Who wants to have a life of troubles, frustrations, domestic strife and risk of destruction – all for the sake of a noble but very unpopular cause? So, why would the Torah not wish to at least “pretty up” the story of Avraham and his family at least by omission if not by commission? Of course the Torah is the book of absolute truth and therefore brooks none of the human weaknesses that affect all of us when dealing – even in our most objective attempt – with narratives and biographies.
The message here is that truth is the most important value and outweighs all other considerations. The Torah is determined to teach us that life, even for the greatest of people, is oftentimes difficult, disappointing, and sometimes even cruel.
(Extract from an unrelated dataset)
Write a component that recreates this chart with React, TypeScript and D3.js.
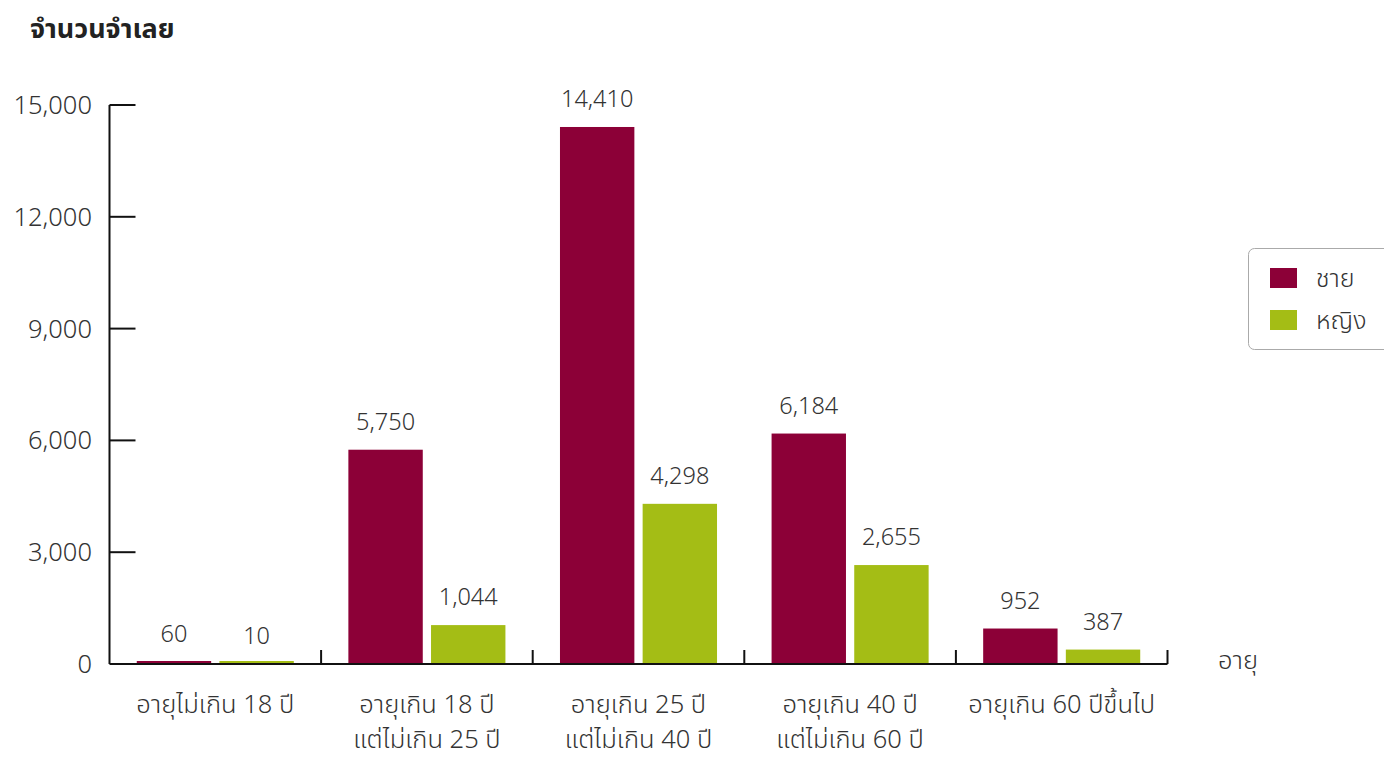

And, that faith and commitment, goodness and morality are the supports that justify our very existence, no matter the challenges that constantly engulf human life. We are not bidden to emulate Avraham’s life experiences. Rather, we are bidden to emulate his traits of belief and resilience, commitment and unwavering goodness.
We are taught that God’s seal, so to speak, is truth. Truth is the gift that we ask God to grant to Yaakov and his descendants. Maimonides explains to us that we are not to serve idols, believe in superstitions and worship the dead, because all of these are false, little more than a pack of lies. And all of that is also applicable to belief in ideologies that have long lost any sense of truth, as to their goals and certainly as to their methods and policies.
Avraham sees that Sodom is to be destroyed because of its falseness. He recognizes that Avimelech cannot be trusted because he is a hypocritically false person. And Avraham reserves the right to serve the cause of God’s truth even at the cost, originally, of his own life, and later that of his own beloved son. The Talmud describes our world as being “a world of falseness.” Yet knowing that we inhabit a world of falseness is the first step towards advancing into a world of honesty and truth.
That is what is meant by the biblical admonition to attempt to go in God’s ways. To be aware of the difference between falsehood and truth is the necessary ingredient for intelligent life and eternal faith. Avraham’s difficulties in life point us towards the way of realism and truth. It knows no compromises or avoidances. It is eternal.